Europa de los topos
No hay que tener más de dos dedos de frente para darse cuenta de que Europa se está transformando en un espacio cada vez más inamistoso -por no decir “hostil”- para los que lo habitan. Ninguna medida, tomada últmamente por ningún gobierno de ningún país ha mostrado preocupación por mejorar las cosas, sino todo lo contrario; parecen empeñados en fastidiarnos cada vez más como si en ello residiera su deber.
Diría más: dedican tanta aplicación en jodernos literalmente la existencia que uno podría llegar a pensar que esto es lo único que tienen en mente y lo llevan a la práctica con una especie de placer demencial.
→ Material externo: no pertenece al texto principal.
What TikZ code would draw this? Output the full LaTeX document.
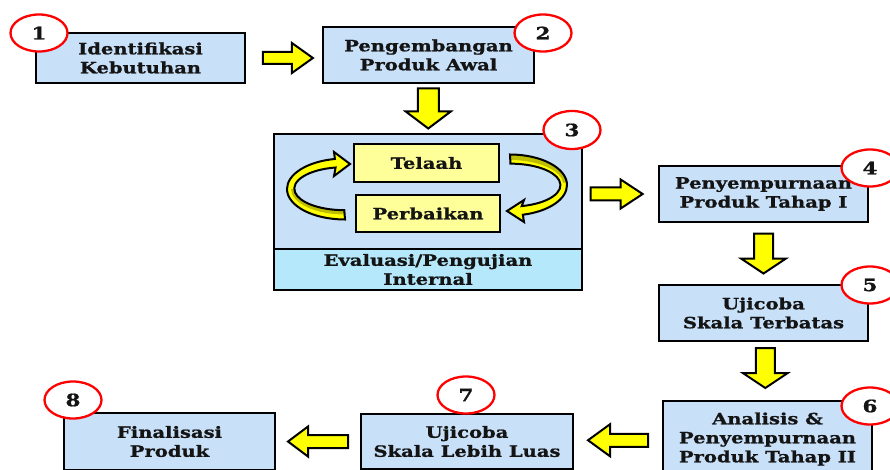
\documentclass[tikz,border=0pt]{standalone}
\usepackage{fontspec}
\setmainfont{DejaVu Serif}[FakeStretch=1.26,FakeBold=1]
\usetikzlibrary{shapes.geometric,calc}
\definecolor{boxblue}{RGB}{200,224,248}
\definecolor{bandcyan}{RGB}{180,232,250}
\definecolor{lightyel}{RGB}{255,255,153}
\definecolor{ayellow}{RGB}{255,255,0}
\definecolor{olivey}{RGB}{190,190,0}
\definecolor{txtc}{RGB}{20,20,20}
\newcommand\dtxt{\fontsize{15.5}{19}\selectfont\bfseries\color{txtc}}
\newcommand\ntxt{\fontsize{17}{19}\selectfont\bfseries\color{txtc}}
\newcommand\lcurve{(345,219.5) arc[start angle=-270, end angle=-100, x radius=58, y radius=30.5] -- (334,152) -- (350,164) -- (334,176) -- (335.6,167.5) arc[start angle=-100, end angle=-270, x radius=50, y radius=21.5] -- cycle}
\newcommand\rcurve{(510,154.5) arc[start angle=-90, end angle=77, x radius=57, y radius=30.5] -- (524,222) -- (507,211) -- (524,200) -- (521.7,206.1) arc[start angle=77, end angle=-90, x radius=50, y radius=21.5] -- cycle}
\begin{document}
\begin{tikzpicture}[x=1pt,y=-1pt,
  box/.style={draw=black, line width=2.5pt, fill=boxblue, align=center, inner sep=0pt, outer sep=0pt, font=\dtxt},
  ybox/.style={box, fill=lightyel},
  num/.style={ellipse, draw=red, line width=2.3pt, fill=white, minimum width=57pt, minimum height=37pt, inner sep=0pt, font=\ntxt},
  blk/.style={fill=ayellow, draw=black, line width=2pt, line join=miter},
  pics/barrow/.style n args={4}{code={%
    \draw[blk] ({-#1/2},{-#2}) -- ({#1/2-#4},{-#2}) -- ({#1/2-#4},{-#3}) -- ({#1/2},0) -- ({#1/2-#4},{#3}) -- ({#1/2-#4},{#2}) -- ({-#1/2},{#2}) -- cycle;}}]
\useasboundingbox (0,0) rectangle (890,470);
\fill[white] (0,0) rectangle (890,470);

% boxes
\node[box, minimum width=209, minimum height=50] (b1) at (140.5,58) {Identifikasi\\Kebutuhan};
\node[box, minimum width=211, minimum height=56] (b2) at (428.5,55) {Pengembangan\\Produk Awal};
\node[box, minimum width=308, minimum height=156] (b3) at (428,212) {};
\node[box, fill=bandcyan, minimum width=308, minimum height=41, anchor=south] (b3l) at (b3.south) {Evaluasi/Pengujian\\Internal};
\node[ybox, minimum width=145, minimum height=38] (tel) at (426.5,163) {Telaah};
\node[ybox, minimum width=144, minimum height=37] (per) at (428,213.5) {Perbaikan};
\node[box, minimum width=209, minimum height=56] (b4) at (763.5,194) {Penyempurnaan\\Produk Tahap I};
\node[box, minimum width=209, minimum height=56] (b5) at (763.5,313) {Ujicoba\\Skala Terbatas};
\node[box, minimum width=209, minimum height=76] (b6) at (767.5,439) {Analisis \&\\Penyempurnaan\\Produk Tahap II};
\node[box, minimum width=212, minimum height=55] (b7) at (467,441.5) {Ujicoba\\Skala Lebih Luas};
\node[box, minimum width=211, minimum height=57] (b8) at (169.5,441.5) {Finalisasi\\Produk};

% curved arrows inside box 3
\fill[ayellow] \lcurve;
\fill[olivey] (295,189) arc[start angle=-180, end angle=-270, x radius=50, y radius=21.5] -- (345,214.5) arc[start angle=-270, end angle=-180, x radius=54, y radius=25.5] -- cycle;
\draw[black, line width=2pt, line join=miter] \lcurve;
\fill[ayellow] \rcurve;
\fill[olivey] (510,154.5) arc[start angle=-90, end angle=-5, x radius=57, y radius=30.5] -- ($(510,185)+(-5:53.5 and 25)$) arc[start angle=-5, end angle=-90, x radius=53.5, y radius=25] -- cycle;
\draw[black, line width=2pt, line join=miter] \rcurve;

% block arrows between boxes
\pic at ($(b1.east)!0.55!(b2.west |- b1.east)$) {barrow={50}{6}{15}{21}};
\pic[rotate=-90] at ($(b2.south)!0.5!(b3.north)$) {barrow={40}{10.5}{22.5}{17}};
\pic at ($(b3.east |- b4.west)!0.45!(b4.west)$) {barrow={52}{6.5}{14.5}{22}};
\pic[rotate=-90] at ($(b4.south)!0.5!(b5.north)$) {barrow={40}{9.5}{22.5}{15}};
\pic[rotate=-90] at ($(b5.south)!0.45!(b6.north)$) {barrow={40}{9.5}{22.5}{15}};
\pic[rotate=180] at ($(b6.west)!0.5!(b7.east)$) {barrow={60}{6.5}{16}{22}};
\pic[rotate=180] at ($(b7.west)!0.5!(b8.east)$) {barrow={60}{6.5}{15}{20}};

% number ellipses
\node[num] (n1) at (39,33) {1};
\node[num] (n2) at (543,33) {2};
\node[num, minimum height=38] (n3) at (572,130) {3};
\node[num] (n4) at (870,168) {4};
\node[num] (n5) at (870,285) {5};
\node[num] (n6) at (870,406) {6};
\node[num] (n7) at (466,395) {7};
\node[num] (n8) at (73,400) {8};
\end{tikzpicture}
\end{document}
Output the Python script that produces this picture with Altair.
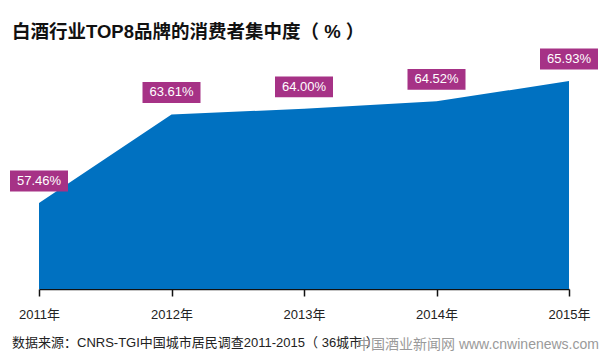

Si hace algunos años esperaba con ilusión el verano para poder irme de vacaciones a algún país europeo, ahora prefiero quedarme en casa entreteniéndome en mil cosas que uno podría hacer allí: leer, ver películas, escribir de vez en cuando, prepararse un zumo natural y beberlo despacio o sencillamente estar. Sin embargo, también puedes salir por tu propia ciudad, no tan bonita como París, pero qué le vamos a hacer; no podemos ser todos franceses.
Puedes ir a jugar un partido de baloncesto o al ping-pong en un parque y luego tomar algo en una terraza mirando alrededor la película de tu propia vida que se refleja en la vida de los demás; niños que corren, peatones que se dan prisa, coches que se pitan entre ellos en los semáforos. Y cuando miras el reloj, ya son las 7 de la tarde; el día se ha terminado.
La vida pasa lo mismo aquí que en otra parte pero aquí, por lo menos, no te has hecho ninguna ilusión que no se haya cumplido y no has pagado por ella en euros. Han terminado por hacer de ti ese ser básico y elemental; un topo, que para nada se alegraría de que alguien le sacase fuera de su guarida.